→ GIVEN RECORDS:
--------------------------------------------------

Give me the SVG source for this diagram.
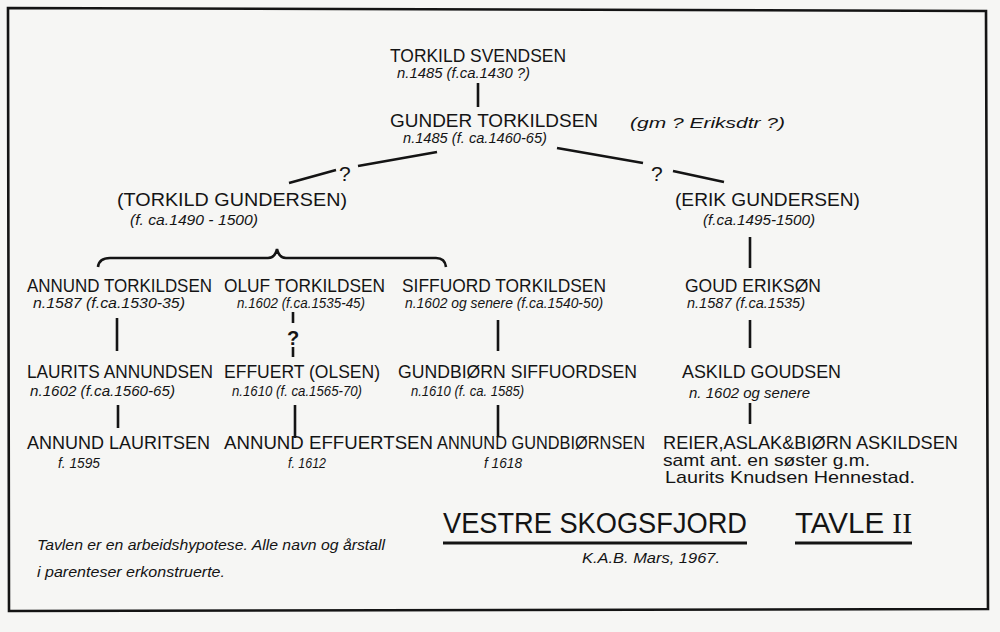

--------------------------------------------------

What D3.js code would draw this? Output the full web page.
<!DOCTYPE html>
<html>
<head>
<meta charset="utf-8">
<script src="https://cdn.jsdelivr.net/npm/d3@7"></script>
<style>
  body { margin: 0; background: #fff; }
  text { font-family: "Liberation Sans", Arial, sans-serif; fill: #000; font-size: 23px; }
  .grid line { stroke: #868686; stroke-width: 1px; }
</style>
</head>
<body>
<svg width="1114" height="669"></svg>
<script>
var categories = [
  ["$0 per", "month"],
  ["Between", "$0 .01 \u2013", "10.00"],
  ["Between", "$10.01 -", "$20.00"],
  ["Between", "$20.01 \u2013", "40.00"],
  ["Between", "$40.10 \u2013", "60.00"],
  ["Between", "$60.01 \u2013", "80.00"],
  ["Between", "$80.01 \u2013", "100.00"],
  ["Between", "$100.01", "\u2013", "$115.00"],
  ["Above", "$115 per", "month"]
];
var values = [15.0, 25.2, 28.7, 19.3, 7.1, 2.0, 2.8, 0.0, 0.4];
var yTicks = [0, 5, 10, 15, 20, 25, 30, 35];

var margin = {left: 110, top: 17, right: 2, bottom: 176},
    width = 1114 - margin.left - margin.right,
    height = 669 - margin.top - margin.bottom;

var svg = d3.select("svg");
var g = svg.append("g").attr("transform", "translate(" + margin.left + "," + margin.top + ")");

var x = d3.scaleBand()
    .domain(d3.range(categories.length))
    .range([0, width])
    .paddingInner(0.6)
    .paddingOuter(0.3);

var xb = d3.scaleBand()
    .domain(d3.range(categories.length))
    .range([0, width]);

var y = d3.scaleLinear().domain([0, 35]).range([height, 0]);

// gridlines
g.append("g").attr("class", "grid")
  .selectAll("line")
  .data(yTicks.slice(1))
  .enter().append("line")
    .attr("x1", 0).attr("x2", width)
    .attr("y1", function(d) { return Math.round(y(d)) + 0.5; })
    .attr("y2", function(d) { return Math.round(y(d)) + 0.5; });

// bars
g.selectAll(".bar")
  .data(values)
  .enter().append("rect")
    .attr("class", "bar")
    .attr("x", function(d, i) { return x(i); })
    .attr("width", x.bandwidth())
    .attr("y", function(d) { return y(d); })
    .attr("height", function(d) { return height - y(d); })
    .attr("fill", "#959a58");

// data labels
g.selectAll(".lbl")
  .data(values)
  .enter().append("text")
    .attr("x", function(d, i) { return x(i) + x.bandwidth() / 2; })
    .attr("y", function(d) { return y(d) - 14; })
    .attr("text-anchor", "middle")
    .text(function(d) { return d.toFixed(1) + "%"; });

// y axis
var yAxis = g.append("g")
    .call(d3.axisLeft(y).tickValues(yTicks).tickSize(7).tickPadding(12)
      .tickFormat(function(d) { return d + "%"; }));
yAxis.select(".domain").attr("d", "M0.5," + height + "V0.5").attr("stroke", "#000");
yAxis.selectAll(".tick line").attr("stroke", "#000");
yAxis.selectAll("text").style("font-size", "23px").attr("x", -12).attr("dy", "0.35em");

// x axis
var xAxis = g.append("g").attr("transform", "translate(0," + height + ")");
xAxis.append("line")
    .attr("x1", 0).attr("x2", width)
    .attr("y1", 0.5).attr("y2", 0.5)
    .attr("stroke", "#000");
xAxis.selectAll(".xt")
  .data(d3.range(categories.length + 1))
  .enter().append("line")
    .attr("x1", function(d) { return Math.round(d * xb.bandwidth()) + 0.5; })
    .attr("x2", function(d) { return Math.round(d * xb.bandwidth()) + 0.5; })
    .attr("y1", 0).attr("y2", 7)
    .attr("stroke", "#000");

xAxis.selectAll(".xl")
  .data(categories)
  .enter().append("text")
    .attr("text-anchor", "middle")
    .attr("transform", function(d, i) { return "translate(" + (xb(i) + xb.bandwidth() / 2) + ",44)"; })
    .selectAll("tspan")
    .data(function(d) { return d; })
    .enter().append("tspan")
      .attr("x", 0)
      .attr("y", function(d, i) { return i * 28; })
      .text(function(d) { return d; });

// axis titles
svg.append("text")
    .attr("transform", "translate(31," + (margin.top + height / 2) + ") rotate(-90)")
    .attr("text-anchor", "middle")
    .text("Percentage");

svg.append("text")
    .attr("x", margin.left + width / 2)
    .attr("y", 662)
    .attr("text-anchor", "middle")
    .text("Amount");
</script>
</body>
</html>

--------------------------------------------------

→ REQUIRED WORK: Look through the listing and extract every line with "this" in it.

→ CORRECT OUTPUT:
Give me the SVG source for this diagram.
What D3.js code would draw this? Output the full web page.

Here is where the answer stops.